# start of Data excerpt
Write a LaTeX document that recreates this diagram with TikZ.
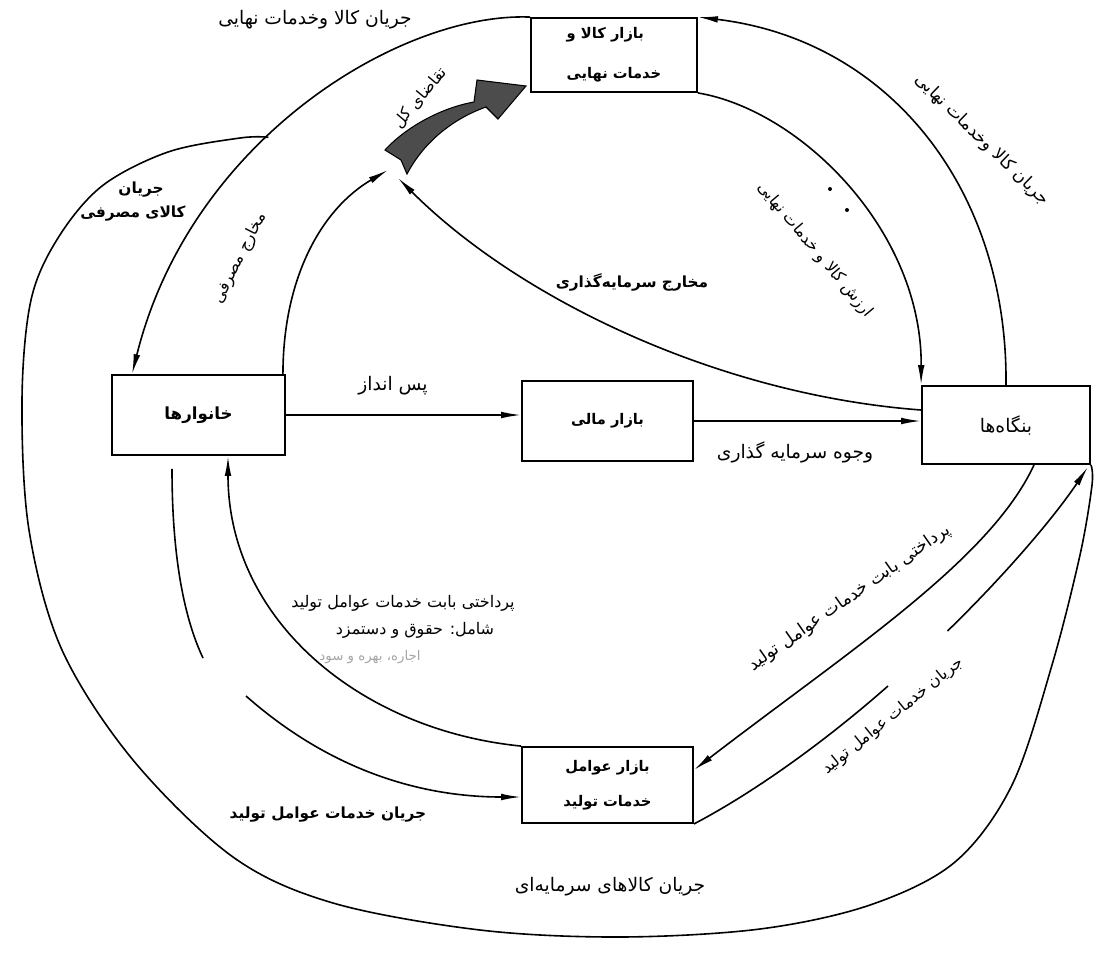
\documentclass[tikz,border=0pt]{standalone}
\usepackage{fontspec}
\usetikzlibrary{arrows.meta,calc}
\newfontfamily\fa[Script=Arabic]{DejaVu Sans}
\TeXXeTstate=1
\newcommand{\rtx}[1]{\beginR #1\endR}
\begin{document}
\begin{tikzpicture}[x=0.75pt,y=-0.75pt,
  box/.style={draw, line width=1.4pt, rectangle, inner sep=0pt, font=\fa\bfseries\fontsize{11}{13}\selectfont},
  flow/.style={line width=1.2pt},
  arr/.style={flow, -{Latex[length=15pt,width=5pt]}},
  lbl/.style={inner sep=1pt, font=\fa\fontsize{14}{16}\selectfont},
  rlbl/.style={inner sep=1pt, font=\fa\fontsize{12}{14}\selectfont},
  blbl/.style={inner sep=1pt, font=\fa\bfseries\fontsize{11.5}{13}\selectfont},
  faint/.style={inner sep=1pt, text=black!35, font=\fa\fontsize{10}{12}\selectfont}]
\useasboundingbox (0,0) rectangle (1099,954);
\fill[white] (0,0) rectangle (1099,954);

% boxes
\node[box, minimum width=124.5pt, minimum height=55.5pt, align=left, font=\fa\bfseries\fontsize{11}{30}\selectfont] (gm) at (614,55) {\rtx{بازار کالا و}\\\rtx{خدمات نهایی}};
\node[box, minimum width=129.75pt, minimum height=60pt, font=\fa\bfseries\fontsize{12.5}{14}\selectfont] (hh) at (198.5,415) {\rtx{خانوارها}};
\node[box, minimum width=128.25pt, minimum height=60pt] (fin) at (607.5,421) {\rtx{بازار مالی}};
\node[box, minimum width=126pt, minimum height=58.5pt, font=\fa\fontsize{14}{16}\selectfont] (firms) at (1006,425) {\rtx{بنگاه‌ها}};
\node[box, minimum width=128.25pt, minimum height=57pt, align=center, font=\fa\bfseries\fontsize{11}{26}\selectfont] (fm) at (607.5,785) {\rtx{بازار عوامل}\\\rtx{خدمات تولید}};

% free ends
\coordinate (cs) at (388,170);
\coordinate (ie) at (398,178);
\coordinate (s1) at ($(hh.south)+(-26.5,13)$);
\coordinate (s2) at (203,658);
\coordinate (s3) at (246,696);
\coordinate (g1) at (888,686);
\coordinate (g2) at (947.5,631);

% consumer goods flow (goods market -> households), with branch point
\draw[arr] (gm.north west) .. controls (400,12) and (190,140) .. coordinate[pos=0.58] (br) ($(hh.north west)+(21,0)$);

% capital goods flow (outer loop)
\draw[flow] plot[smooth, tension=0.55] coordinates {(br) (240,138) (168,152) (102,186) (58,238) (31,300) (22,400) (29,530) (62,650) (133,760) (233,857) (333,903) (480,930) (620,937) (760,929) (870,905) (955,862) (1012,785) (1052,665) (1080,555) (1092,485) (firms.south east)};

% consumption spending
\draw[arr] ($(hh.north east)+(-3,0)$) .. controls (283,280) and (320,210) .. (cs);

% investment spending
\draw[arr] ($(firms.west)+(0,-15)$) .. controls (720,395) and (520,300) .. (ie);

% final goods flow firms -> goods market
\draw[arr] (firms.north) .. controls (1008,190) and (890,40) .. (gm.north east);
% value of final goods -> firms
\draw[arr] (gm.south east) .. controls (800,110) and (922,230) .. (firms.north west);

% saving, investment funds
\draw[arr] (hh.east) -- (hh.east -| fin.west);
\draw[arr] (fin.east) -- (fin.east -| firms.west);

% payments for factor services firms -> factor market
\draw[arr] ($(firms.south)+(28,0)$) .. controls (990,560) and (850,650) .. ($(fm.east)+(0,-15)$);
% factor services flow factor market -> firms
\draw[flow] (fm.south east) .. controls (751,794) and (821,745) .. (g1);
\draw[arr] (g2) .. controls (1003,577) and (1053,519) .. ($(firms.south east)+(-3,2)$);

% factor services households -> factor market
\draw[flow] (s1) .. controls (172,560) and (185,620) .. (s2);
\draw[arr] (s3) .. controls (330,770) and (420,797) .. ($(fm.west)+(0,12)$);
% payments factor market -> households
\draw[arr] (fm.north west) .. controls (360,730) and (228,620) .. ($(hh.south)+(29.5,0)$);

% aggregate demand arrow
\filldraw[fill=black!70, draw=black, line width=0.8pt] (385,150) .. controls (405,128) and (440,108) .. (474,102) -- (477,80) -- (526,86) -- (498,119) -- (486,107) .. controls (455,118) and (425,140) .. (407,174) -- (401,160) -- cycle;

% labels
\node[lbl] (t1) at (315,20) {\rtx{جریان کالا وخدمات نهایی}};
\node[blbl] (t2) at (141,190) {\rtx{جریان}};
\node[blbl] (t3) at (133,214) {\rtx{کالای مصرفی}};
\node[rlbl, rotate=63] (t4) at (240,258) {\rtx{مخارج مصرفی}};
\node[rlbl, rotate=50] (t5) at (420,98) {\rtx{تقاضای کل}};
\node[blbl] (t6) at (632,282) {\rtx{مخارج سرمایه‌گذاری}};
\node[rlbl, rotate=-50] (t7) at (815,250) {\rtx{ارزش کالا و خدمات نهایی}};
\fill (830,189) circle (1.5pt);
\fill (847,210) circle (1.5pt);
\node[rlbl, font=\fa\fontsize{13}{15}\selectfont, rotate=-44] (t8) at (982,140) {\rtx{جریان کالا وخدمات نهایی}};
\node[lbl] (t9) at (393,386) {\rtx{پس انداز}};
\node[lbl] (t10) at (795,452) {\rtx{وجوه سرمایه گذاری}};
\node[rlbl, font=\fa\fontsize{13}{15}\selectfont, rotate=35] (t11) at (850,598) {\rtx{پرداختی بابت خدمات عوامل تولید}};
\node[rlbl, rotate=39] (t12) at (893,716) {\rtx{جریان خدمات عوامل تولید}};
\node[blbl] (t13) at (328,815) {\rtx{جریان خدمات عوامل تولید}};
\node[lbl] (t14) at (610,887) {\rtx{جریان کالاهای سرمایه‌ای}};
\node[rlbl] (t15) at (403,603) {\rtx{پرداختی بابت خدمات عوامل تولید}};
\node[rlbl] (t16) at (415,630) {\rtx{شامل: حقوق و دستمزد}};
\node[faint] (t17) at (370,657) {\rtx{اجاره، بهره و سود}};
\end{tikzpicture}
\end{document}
# end of Data excerpt
◆ Given task ◆
All the lines above are to be given again exactly as they read, with the pictures removed.

◆ Full output ◆
Write a LaTeX document that recreates this diagram with TikZ.
\documentclass[tikz,border=0pt]{standalone}
\usepackage{fontspec}
\usetikzlibrary{arrows.meta,calc}
\newfontfamily\fa[Script=Arabic]{DejaVu Sans}
\TeXXeTstate=1
\newcommand{\rtx}[1]{\beginR #1\endR}
\begin{document}
\begin{tikzpicture}[x=0.75pt,y=-0.75pt,
  box/.style={draw, line width=1.4pt, rectangle, inner sep=0pt, font=\fa\bfseries\fontsize{11}{13}\selectfont},
  flow/.style={line width=1.2pt},
  arr/.style={flow, -{Latex[length=15pt,width=5pt]}},
  lbl/.style={inner sep=1pt, font=\fa\fontsize{14}{16}\selectfont},
  rlbl/.style={inner sep=1pt, font=\fa\fontsize{12}{14}\selectfont},
  blbl/.style={inner sep=1pt, font=\fa\bfseries\fontsize{11.5}{13}\selectfont},
  faint/.style={inner sep=1pt, text=black!35, font=\fa\fontsize{10}{12}\selectfont}]
\useasboundingbox (0,0) rectangle (1099,954);
\fill[white] (0,0) rectangle (1099,954);

% boxes
\node[box, minimum width=124.5pt, minimum height=55.5pt, align=left, font=\fa\bfseries\fontsize{11}{30}\selectfont] (gm) at (614,55) {\rtx{بازار کالا و}\\\rtx{خدمات نهایی}};
\node[box, minimum width=129.75pt, minimum height=60pt, font=\fa\bfseries\fontsize{12.5}{14}\selectfont] (hh) at (198.5,415) {\rtx{خانوارها}};
\node[box, minimum width=128.25pt, minimum height=60pt] (fin) at (607.5,421) {\rtx{بازار مالی}};
\node[box, minimum width=126pt, minimum height=58.5pt, font=\fa\fontsize{14}{16}\selectfont] (firms) at (1006,425) {\rtx{بنگاه‌ها}};
\node[box, minimum width=128.25pt, minimum height=57pt, align=center, font=\fa\bfseries\fontsize{11}{26}\selectfont] (fm) at (607.5,785) {\rtx{بازار عوامل}\\\rtx{خدمات تولید}};

% free ends
\coordinate (cs) at (388,170);
\coordinate (ie) at (398,178);
\coordinate (s1) at ($(hh.south)+(-26.5,13)$);
\coordinate (s2) at (203,658);
\coordinate (s3) at (246,696);
\coordinate (g1) at (888,686);
\coordinate (g2) at (947.5,631);

% consumer goods flow (goods market -> households), with branch point
\draw[arr] (gm.north west) .. controls (400,12) and (190,140) .. coordinate[pos=0.58] (br) ($(hh.north west)+(21,0)$);

% capital goods flow (outer loop)
\draw[flow] plot[smooth, tension=0.55] coordinates {(br) (240,138) (168,152) (102,186) (58,238) (31,300) (22,400) (29,530) (62,650) (133,760) (233,857) (333,903) (480,930) (620,937) (760,929) (870,905) (955,862) (1012,785) (1052,665) (1080,555) (1092,485) (firms.south east)};

% consumption spending
\draw[arr] ($(hh.north east)+(-3,0)$) .. controls (283,280) and (320,210) .. (cs);

% investment spending
\draw[arr] ($(firms.west)+(0,-15)$) .. controls (720,395) and (520,300) .. (ie);

% final goods flow firms -> goods market
\draw[arr] (firms.north) .. controls (1008,190) and (890,40) .. (gm.north east);
% value of final goods -> firms
\draw[arr] (gm.south east) .. controls (800,110) and (922,230) .. (firms.north west);

% saving, investment funds
\draw[arr] (hh.east) -- (hh.east -| fin.west);
\draw[arr] (fin.east) -- (fin.east -| firms.west);

% payments for factor services firms -> factor market
\draw[arr] ($(firms.south)+(28,0)$) .. controls (990,560) and (850,650) .. ($(fm.east)+(0,-15)$);
% factor services flow factor market -> firms
\draw[flow] (fm.south east) .. controls (751,794) and (821,745) .. (g1);
\draw[arr] (g2) .. controls (1003,577) and (1053,519) .. ($(firms.south east)+(-3,2)$);

% factor services households -> factor market
\draw[flow] (s1) .. controls (172,560) and (185,620) .. (s2);
\draw[arr] (s3) .. controls (330,770) and (420,797) .. ($(fm.west)+(0,12)$);
% payments factor market -> households
\draw[arr] (fm.north west) .. controls (360,730) and (228,620) .. ($(hh.south)+(29.5,0)$);

% aggregate demand arrow
\filldraw[fill=black!70, draw=black, line width=0.8pt] (385,150) .. controls (405,128) and (440,108) .. (474,102) -- (477,80) -- (526,86) -- (498,119) -- (486,107) .. controls (455,118) and (425,140) .. (407,174) -- (401,160) -- cycle;

% labels
\node[lbl] (t1) at (315,20) {\rtx{جریان کالا وخدمات نهایی}};
\node[blbl] (t2) at (141,190) {\rtx{جریان}};
\node[blbl] (t3) at (133,214) {\rtx{کالای مصرفی}};
\node[rlbl, rotate=63] (t4) at (240,258) {\rtx{مخارج مصرفی}};
\node[rlbl, rotate=50] (t5) at (420,98) {\rtx{تقاضای کل}};
\node[blbl] (t6) at (632,282) {\rtx{مخارج سرمایه‌گذاری}};
\node[rlbl, rotate=-50] (t7) at (815,250) {\rtx{ارزش کالا و خدمات نهایی}};
\fill (830,189) circle (1.5pt);
\fill (847,210) circle (1.5pt);
\node[rlbl, font=\fa\fontsize{13}{15}\selectfont, rotate=-44] (t8) at (982,140) {\rtx{جریان کالا وخدمات نهایی}};
\node[lbl] (t9) at (393,386) {\rtx{پس انداز}};
\node[lbl] (t10) at (795,452) {\rtx{وجوه سرمایه گذاری}};
\node[rlbl, font=\fa\fontsize{13}{15}\selectfont, rotate=35] (t11) at (850,598) {\rtx{پرداختی بابت خدمات عوامل تولید}};
\node[rlbl, rotate=39] (t12) at (893,716) {\rtx{جریان خدمات عوامل تولید}};
\node[blbl] (t13) at (328,815) {\rtx{جریان خدمات عوامل تولید}};
\node[lbl] (t14) at (610,887) {\rtx{جریان کالاهای سرمایه‌ای}};
\node[rlbl] (t15) at (403,603) {\rtx{پرداختی بابت خدمات عوامل تولید}};
\node[rlbl] (t16) at (415,630) {\rtx{شامل: حقوق و دستمزد}};
\node[faint] (t17) at (370,657) {\rtx{اجاره، بهره و سود}};
\end{tikzpicture}
\end{document}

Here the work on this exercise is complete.